There was significant discussion about the unwillingness of the courts to intervene to protect congressional prerogatives, their slowness in resolving matters, and an undue Executive branch perspective. For our part, we would recommend that the Senate ensure that presidential nominations for federal judges include a significant number of former congressional staff — just as they already overrepresent people who served in the administration — to ensure congressional prerogatives are represented.
Legislative Staff Capacity and Tools
A theme throughout the meetings of the ModCom has been a lack of Congressional staff capacity — there are too few staff and they are too junior. This is a problem that lies entirely within the control of Congress. It simply must awaken to the fact that a weak Legislative branch is one that will invariably lose in confrontations with the Executive branch. It seems that, at least for members of the ModCom, that they have wisely come to that conclusion.
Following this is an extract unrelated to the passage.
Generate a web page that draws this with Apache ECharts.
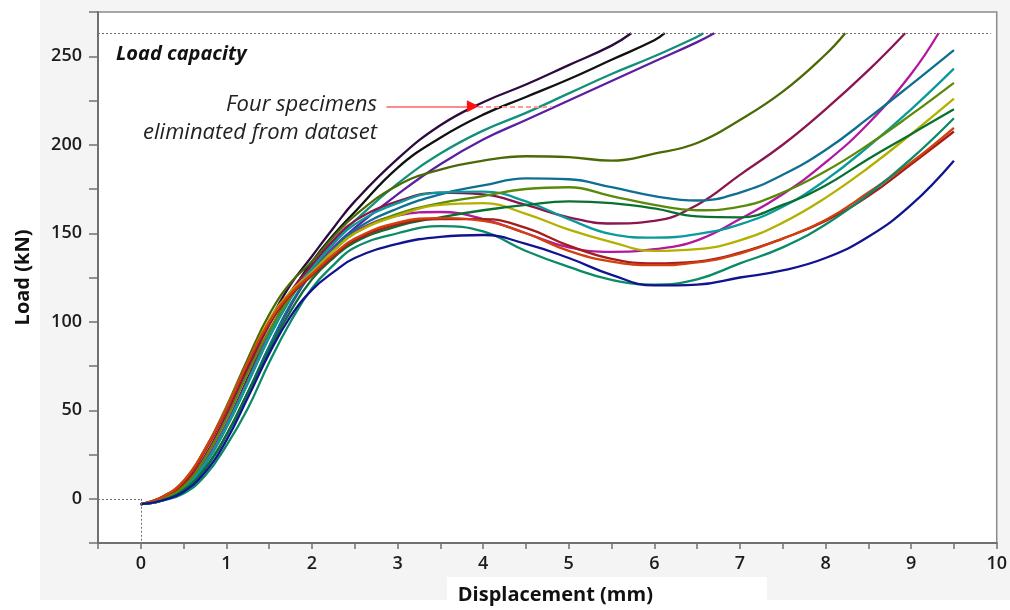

We particularly wish to elevate a recommendation around ensuring that Members have personal office staffers with the necessary high clearances to be able to conduct oversight. There are hundreds of thousands of Executive branch staff with TS/SCI clearances, but not a single one in a House or Senate personal office. The number in committee offices altogether is probably on the order of 1,000. This makes no sense. Members cannot be expected to conduct oversight singlehandedly, which is why they have staff. And those staff should be empowered to help members as necessary, including being granted high clearances as needed. For more, see our primer on congressional clearances.
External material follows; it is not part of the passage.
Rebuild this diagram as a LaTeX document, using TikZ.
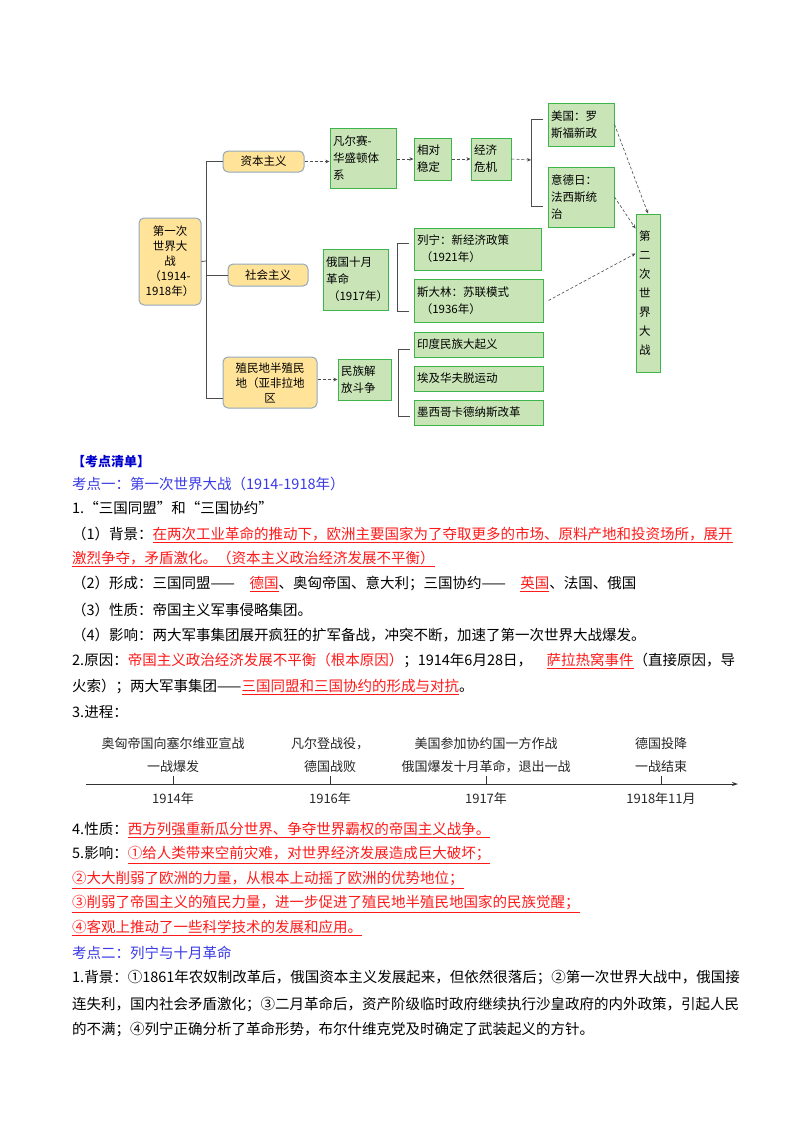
\documentclass[tikz,border=0pt]{standalone}
\usepackage{fontspec}
\setmainfont{Noto Sans CJK SC}
\usetikzlibrary{arrows.meta}
\definecolor{gfill}{HTML}{C9E5B8}
\definecolor{gline}{HTML}{3DB54A}
\definecolor{yfill}{HTML}{FFE399}
\definecolor{yline}{HTML}{93A8BE}
\definecolor{kblue}{HTML}{3A3AE6}
\definecolor{kred}{HTML}{FF1A1A}
\newcommand\ru[1]{\textcolor{kred}{\underline{#1}}}
\newcommand\mybox[7]{%
  \pgfmathsetmacro\bw{#4-#2}\pgfmathsetmacro\bh{#5-#3}%
  \pgfmathsetmacro\tw{#4-#2-6}%
  \node[#6,minimum width=\bw pt,minimum height=\bh pt,text width=\tw pt] (#1) at ({(#2+#4)/2},{(#3+#5)/2}) {#7};}
\begin{document}
\begin{tikzpicture}[x=1pt,y=-1pt,
  g/.style={draw=gline,line width=1pt,fill=gfill,inner xsep=3pt,inner ysep=1pt,align=left,font=\fontsize{11.5}{17}\selectfont},
  yb/.style={draw=yline,line width=1pt,fill=yfill,rounded corners=5pt,inner xsep=3pt,inner ysep=1pt,align=center,font=\fontsize{11.5}{15}\selectfont},
  da/.style={densely dashed,draw=black!70,line width=0.6pt,-{Stealth[length=4pt,width=3.5pt]}},
  br/.style={draw=black!70,line width=0.8pt},
  t/.style={anchor=west,inner sep=0pt,font=\fontsize{14.5}{16}\selectfont},
  tl/.style={anchor=center,inner sep=0pt,font=\fontsize{13}{15}\selectfont,text=black!85}]
\useasboundingbox (0,0) rectangle (800,1132);
\fill[white] (0,0) rectangle (800,1132);
% diagram
\mybox{ww}{139}{218}{201}{305}{yb}{第一次\\世界大\\战\\（1914-\\1918年）}
\mybox{zb}{223}{151}{304}{172}{yb}{资本主义}
\mybox{sh}{228}{264}{308}{286}{yb}{社会主义}
\mybox{zm}{223}{357}{317}{408}{yb}{殖民地半殖民\\地（亚非拉地\\区}
\mybox{fe}{330}{128}{396}{188}{g}{凡尔赛-\\华盛顿体\\系}
\mybox{xd}{414}{138}{451}{180}{g}{相对\\稳定}
\mybox{jj}{471}{138}{511}{180}{g}{经济\\危机}
\mybox{mg}{548}{103}{614}{146}{g}{美国：罗\\斯福新政}
\mybox{yd}{548}{167}{614}{227}{g}{意德日：\\法西斯统\\治}
\mybox{er}{636}{214}{660}{372}{g,font=\fontsize{11.5}{19}\selectfont}{第\\二\\次\\世\\界\\大\\战}
\mybox{sy}{323}{249}{388}{310}{g}{俄国十月\\革命\\\hbox to 0pt{\hspace{2pt}（1917年）\hss}}
\mybox{ln}{414}{228}{541}{270}{g}{列宁：新经济政策\\\ （1921年）}
\mybox{sd}{414}{279}{543}{322}{g}{斯大林：苏联模式\\\ （1936年）}
\mybox{mz}{338}{359}{391}{400}{g}{民族解\\放斗争}
\mybox{yn}{414}{332}{543}{357}{g}{印度民族大起义}
\mybox{ai}{414}{366}{543}{391}{g}{埃及华夫脱运动}
\mybox{mx}{414}{400}{543}{425}{g}{墨西哥卡德纳斯改革}
% brackets
\draw[br] (zb.west) -- (206,161.5) -- (206,398) -- (zm.west |- 0,398);
\draw[br] (ww.east) -- (206,261);
\draw[br] (sh.west) -- (206,275);
\draw[br] (543,119) -- (531,119) -- (531,206) -- (543,206);
\draw[br] (409,243) -- (397,243) -- (397,311) -- (409,311);
\draw[br] (410,349) -- (398,349) -- (398,416) -- (410,416);
\coordinate (b1) at (531,160);
\draw[da] (zb.east) -- (fe.west |- zb.east);
\draw[da] (fe.east |- xd.west) -- (xd.west);
\draw[da] (xd.east) -- (jj.west);
\draw[da] (jj.east) -- (b1);
\draw[da] (zm.east |- mz.west) -- (mz.west);
\draw[da] (mg.east) -- (er.north);
\draw[da] (yd.east) -- ([yshift=-15pt]er.north west);
\draw[da] ([xshift=5pt]sd.east) -- ([yshift=-40pt]er.north west);
% text
\node[t,text=blue!80!black,font=\fontsize{13}{16}\bfseries\selectfont] (h0) at (72,462) {【考点清单】};
\node[t,text=kblue] (h1) at (72,484) {考点一：第一次世界大战（1914-1918年）};
\node[t] (l1) at (72,508) {1.“三国同盟”和“三国协约”};
\node[t] (l2) at (72,535) {（1）背景：\ru{在两次工业革命的推动下，欧洲主要国家为了夺取更多的市场、原料产地和投资场所，展开}};
\node[t] (l3) at (72,559) {\ru{激烈争夺，矛盾激化。（资本主义政治经济发展不平衡）}};
\node[t] (l4) at (72,584) {（2）形成：三国同盟——\quad\ru{德国}、奥匈帝国、意大利；三国协约——\quad\ru{英国}、法国、俄国};
\node[t] (l5) at (72,610) {（3）性质：帝国主义军事侵略集团。};
\node[t] (l6) at (72,635) {（4）影响：两大军事集团展开疯狂的扩军备战，冲突不断，加速了第一次世界大战爆发。};
\node[t] (l7) at (72,661) {2.原因：\textcolor{kred}{帝国主义政治经济发展不平衡（根本原因）}；1914年6月28日，\quad\ru{萨拉热窝事件}（直接原因，导};
\node[t] (l8) at (72,687) {火索）；两大军事集团——\ru{三国同盟和三国协约的形成与对抗}。};
\node[t] (l9) at (72,712) {3.进程：};
% timeline
\coordinate (a0) at (86,784);
\coordinate (a1) at (738,784);
\draw[line width=0.9pt,draw=black!80,-{Stealth[length=6pt,width=4pt]}] (a0) -- (a1);
\foreach \x/\n in {173/p1,330/p2,486/p3,661/p4}{\coordinate (\n) at (\x,784); \draw[line width=0.9pt,black!80] (\n) -- ++(0,-8);}
\node[tl] (e1a) at (173,744) {奥匈帝国向塞尔维亚宣战};
\node[tl] (e1b) at (173,767) {一战爆发};
\node[tl] (e2a) at (330,744) {凡尔登战役，};
\node[tl] (e2b) at (330,767) {德国战败};
\node[tl] (e3a) at (486,744) {美国参加协约国一方作战};
\node[tl] (e3b) at (486,767) {俄国爆发十月革命，退出一战};
\node[tl] (e4a) at (661,744) {德国投降};
\node[tl] (e4b) at (661,767) {一战结束};
\node[tl] (y1) at (173,799) {1914年};
\node[tl] (y2) at (330,799) {1916年};
\node[tl] (y3) at (486,799) {1917年};
\node[tl] (y4) at (661,799) {1918年11月};
\node[t] (m1) at (72,830) {4.性质：\ru{西方列强重新瓜分世界、争夺世界霸权的帝国主义战争。}};
\node[t] (m2) at (72,855) {5.影响：\ru{①给人类带来空前灾难，对世界经济发展造成巨大破坏；}};
\node[t] (m3) at (72,880) {\ru{②大大削弱了欧洲的力量，从根本上动摇了欧洲的优势地位；}};
\node[t] (m4) at (72,904) {\ru{③削弱了帝国主义的殖民力量，进一步促进了殖民地半殖民地国家的民族觉醒；}};
\node[t] (m5) at (72,928) {\ru{④客观上推动了一些科学技术的发展和应用。}};
\node[t,text=kblue] (h2) at (72,953) {考点二：列宁与十月革命};
\node[t] (n1) at (72,978) {1.背景：①1861年农奴制改革后，俄国资本主义发展起来，但依然很落后；②第一次世界大战中，俄国接};
\node[t] (n2) at (72,1004) {连失利，国内社会矛盾激化；③二月革命后，资产阶级临时政府继续执行沙皇政府的内外政策，引起人民};
\node[t] (n3) at (72,1029) {的不满；④列宁正确分析了革命形势，布尔什维克党及时确定了武装起义的方针。};
\end{tikzpicture}
\end{document}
Oversight is a crucial function of Congress and one that is falling into desuetude through a combination of sapping Congress’s internal capabilities and Executive branch recalcitrance. The ModCom hearing provided a thoughtful survey of some key oversight questions and demonstrated that much more work needs to be done so that Congress can perform its constitutionally-mandated mission. In concert with the prior week’s hearing that looked at the policy support agencies, we are glad to see ModCom moving in this direction.